DAVID Harthorne stands next to a gigantic pit into which thousands of gallons of brown, mucky water flows.

“This is the breakfast run,” says David. “Everyone’s had their breakfast and they’re all going to the toilet at the same time.

“Whenever there’s a big football match on, we know when it’s the break because there’s a huge surge in the water coming in.”

David’s in-depth knowledge of Sheffield’s toilet habits is excusable, he is a project manager at Sheffield’s main sewage works, Blackburn Meadows, near Meadowhall.

And, in spite of being a sewage works, it is awe-inspiring.

David stands at the lip of ‘the mushroom,’ a huge chasm into which all the waste flows.

The mushroom’s diameter spans 19.6 feet and takes in 3,000 litres of water a day. It is thanks to this enormous pit that the city’s sanitation system functions as it does.

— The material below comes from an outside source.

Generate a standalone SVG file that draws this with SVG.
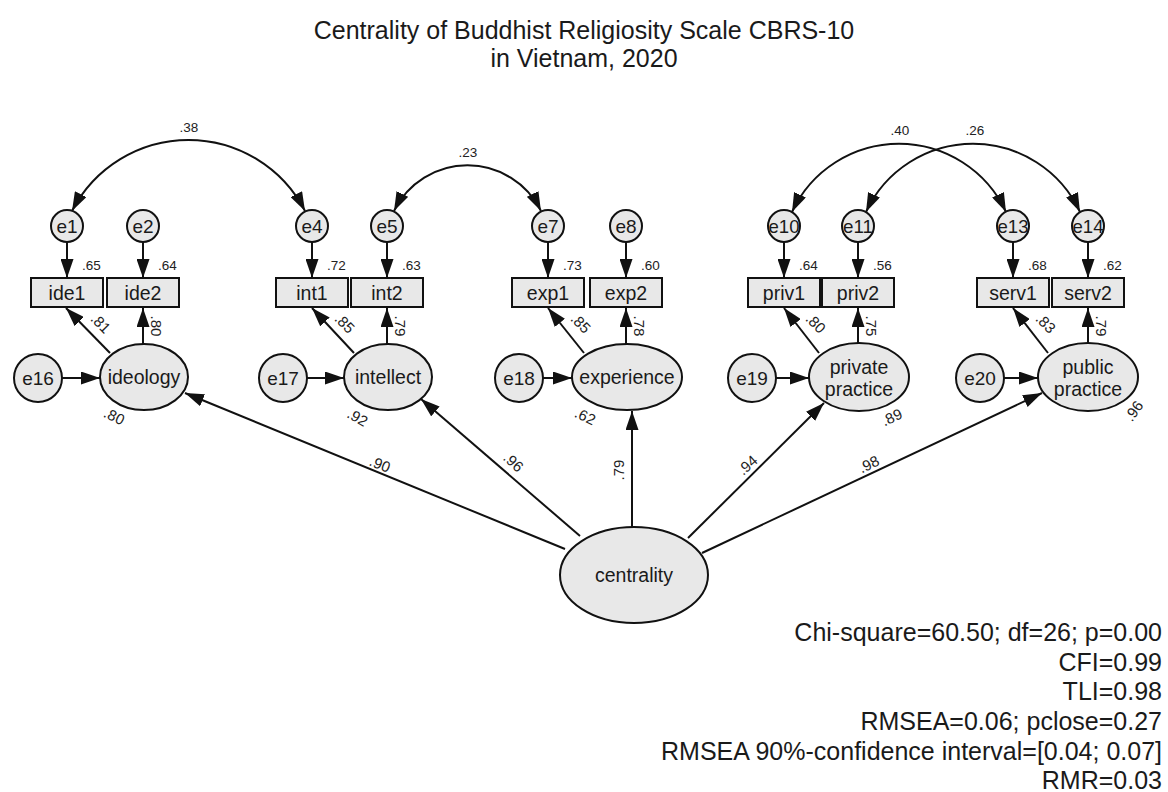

This sewerage infrastructure, which has been improved since the floods of 2007, can accommodate six times the amount of a normal day’s waste. At that point, the sewage water is then treated and then pumped into the River Don.

Behind the ‘mushroom’ is a watchtower in which colossal pumps deliver water from the ground to the treatment works.

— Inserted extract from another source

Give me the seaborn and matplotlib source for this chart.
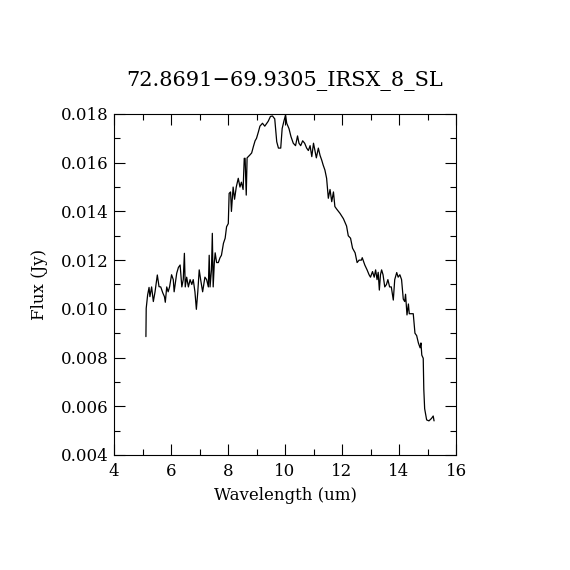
import matplotlib
matplotlib.use("Agg")
import matplotlib.pyplot as plt
import seaborn as sns
import pandas as pd
from matplotlib.ticker import MultipleLocator

# Spectrum
wavelength = [5.12, 5.13, 5.18, 5.23, 5.26, 5.32, 5.38, 5.44, 5.52, 5.58, 5.64, 5.71, 5.77,
              5.80, 5.85, 5.90, 5.95, 6.02, 6.08, 6.11, 6.20, 6.26, 6.32, 6.38, 6.43, 6.47,
              6.50, 6.55, 6.61, 6.67, 6.73, 6.78, 6.84, 6.89, 6.94, 6.99, 7.04, 7.11, 7.19,
              7.25, 7.31, 7.34, 7.37, 7.42, 7.45, 7.48, 7.52, 7.55, 7.60, 7.66, 7.72, 7.77,
              7.84, 7.90, 7.95, 8.01, 8.04, 8.09, 8.12, 8.18, 8.23, 8.29, 8.36, 8.42, 8.47,
              8.53, 8.57, 8.60, 8.64, 8.67, 8.77, 8.83, 8.89, 8.95, 9.00, 9.07, 9.12, 9.21,
              9.29, 9.41, 9.49, 9.56, 9.64, 9.71, 9.77, 9.85, 9.90, 9.96, 10.02, 10.06,
              10.14, 10.21, 10.29, 10.37, 10.44, 10.49, 10.55, 10.62, 10.69, 10.76, 10.82,
              10.88, 10.94, 11.00, 11.05, 11.10, 11.17, 11.23, 11.29, 11.34, 11.40, 11.46,
              11.52, 11.58, 11.64, 11.70, 11.75, 11.81, 11.93, 12.05, 12.16, 12.22, 12.30,
              12.37, 12.46, 12.53, 12.60, 12.68, 12.71, 12.80, 12.88, 12.95, 13.00, 13.07,
              13.13, 13.18, 13.23, 13.27, 13.31, 13.35, 13.39, 13.44, 13.50, 13.56, 13.61,
              13.67, 13.73, 13.80, 13.85, 13.92, 13.97, 14.03, 14.09, 14.15, 14.20, 14.23,
              14.28, 14.33, 14.36, 14.42, 14.50, 14.56, 14.62, 14.68, 14.74, 14.77, 14.80,
              14.85, 14.87, 14.90, 14.97, 15.05, 15.14, 15.20, 15.23]
flux = [0.00886, 0.01002, 0.01057, 0.01088, 0.01050, 0.01090, 0.01030, 0.01070, 0.01139,
        0.01091, 0.01090, 0.01066, 0.01050, 0.01027, 0.01090, 0.01070, 0.01090, 0.01140,
        0.01120, 0.01070, 0.01146, 0.01170, 0.01180, 0.01090, 0.01120, 0.01228, 0.01090,
        0.01130, 0.01090, 0.01120, 0.01100, 0.01120, 0.01070, 0.00998, 0.01070, 0.01160,
        0.01120, 0.01070, 0.01130, 0.01120, 0.01090, 0.01220, 0.01090, 0.01160, 0.01310,
        0.01090, 0.01190, 0.01230, 0.01190, 0.01190, 0.01210, 0.01220, 0.01269, 0.01290,
        0.01337, 0.01350, 0.01474, 0.01480, 0.01400, 0.01500, 0.01450, 0.01500, 0.01536,
        0.01500, 0.01520, 0.01490, 0.01618, 0.01618, 0.01467, 0.01620, 0.01632, 0.01640,
        0.01666, 0.01690, 0.01700, 0.01728, 0.01750, 0.01762, 0.01750, 0.01770, 0.01790,
        0.01792, 0.01780, 0.01686, 0.01660, 0.01660, 0.01740, 0.01770, 0.01796, 0.01762,
        0.01740, 0.01707, 0.01680, 0.01670, 0.01710, 0.01680, 0.01670, 0.01690, 0.01680,
        0.01660, 0.01650, 0.01670, 0.01625, 0.01680, 0.01650, 0.01620, 0.01660, 0.01630,
        0.01610, 0.01590, 0.01570, 0.01536, 0.01454, 0.01490, 0.01440, 0.01480, 0.01420,
        0.01410, 0.01392, 0.01370, 0.01340, 0.01300, 0.01290, 0.01249, 0.01230, 0.01190,
        0.01200, 0.01200, 0.01210, 0.01180, 0.01160, 0.01140, 0.01130, 0.01153, 0.01130,
        0.01160, 0.01120, 0.01150, 0.01077, 0.01140, 0.01160, 0.01140, 0.01090, 0.01100,
        0.01120, 0.01090, 0.01090, 0.01036, 0.01120, 0.01149, 0.01130, 0.01140, 0.01120,
        0.01040, 0.01030, 0.01060, 0.00975, 0.01020, 0.00980, 0.00980, 0.00980, 0.00900,
        0.00890, 0.00860, 0.00840, 0.00860, 0.00810, 0.00797, 0.00670, 0.00590, 0.00544,
        0.00540, 0.00550, 0.00560, 0.00540]

spec = pd.DataFrame({"Wavelength": wavelength, "Flux": flux})

sns.set_theme(style="ticks")
plt.rcParams["font.family"] = ["DejaVu Serif"]

fig = plt.figure(figsize=(5.7, 5.7), dpi=100)
ax = fig.add_axes([0.2, 0.2018, 0.6, 0.5982])

sns.lineplot(data=spec, x="Wavelength", y="Flux", ax=ax, color="black",
             linewidth=0.9, sort=False, estimator=None)

ax.set_xlim(4, 16)
ax.set_ylim(0.004, 0.018)
ax.xaxis.set_major_locator(MultipleLocator(2))
ax.xaxis.set_minor_locator(MultipleLocator(1))
ax.yaxis.set_major_locator(MultipleLocator(0.002))
ax.yaxis.set_minor_locator(MultipleLocator(0.001))
ax.yaxis.set_major_formatter(matplotlib.ticker.FormatStrFormatter("%.3f"))

ax.tick_params(which="both", direction="in", top=True, right=True,
               color="black", width=0.8, labelsize=12, labelcolor="black")
ax.tick_params(axis="x", pad=6)
ax.tick_params(axis="y", pad=4)
ax.tick_params(which="major", length=8)
ax.tick_params(which="minor", length=4)
for s in ax.spines.values():
    s.set_color("black")
    s.set_linewidth(0.8)

ax.set_xlabel("Wavelength (um)", fontsize=12, color="black", labelpad=5)
ax.set_ylabel("Flux (Jy)", fontsize=12, color="black", labelpad=9)
ax.set_title("72.8691\u221269.9305_IRSX_8_SL", fontsize=15, color="black", pad=20)

fig.savefig("out.png", dpi=100, facecolor="white")
plt.close(fig)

But while impressive already, Blackburn Meadows is soon to undergo a huge makeover.

Yorkshire Water is about to pour £78 million into improving the Blackburn Meadows facility, which will mean the sewage works will not only be able to treat more water, but will also treat that water more effectively.

This, David says, also means that ammonia levels in water discharged into the river will also be reduced.

“A reduced amount of ammonia in the river will mean that fish such as trout, grayling and salmon can be supported,” he says.

“As well as this, improved water quality means the Don, once dubbed one of the most polluted rivers in Europe, can support other wildlife such as otters, water voles, invertebrates, plants and flowers.”

In this sense, the Don will return to its pre-industrial former glory. Believe it or not, before the Industrial Revolution, the Don had a thriving salmon population. But the advent of mass industrialisation made the river an unsuitable habitat.

But this improvement to the Don is dependent upon a new water treatment system - one that requires a state-of-the-art bio-energy plant.

In this new plant, dirty ‘sludge’ water will be treated with a type of good bacteria that attacks the bad bacteria.

David says: “It’s actually called the ‘Sheffield Process’ - it’s an aeration system that dates back to the 1900s.”

This bio-aeration was the brainchild of a man called John Haworth, who conducted experiments in sewage treatment throughout the First World War. The system was properly installed at Blackburn Meadows in 1956 and has become standard practice is sewage treatment across the country ever since.

“But we have refined it,” says David. “It means that we can use the remains as fertiliser for agriculture. It will be green waste.

“An additional benefit is the process generates a gas that can be consumed in a gas engine to generate electricity.”

The importance of Blackburn Meadows is revealed by statistics - the average person flushes the toilet about five times a day and each flush uses about 3.6 gallons of water.

David says: “With 555,500 people - that’s 99,000,000 gallons of water a day going through Sheffield’s sewage system.”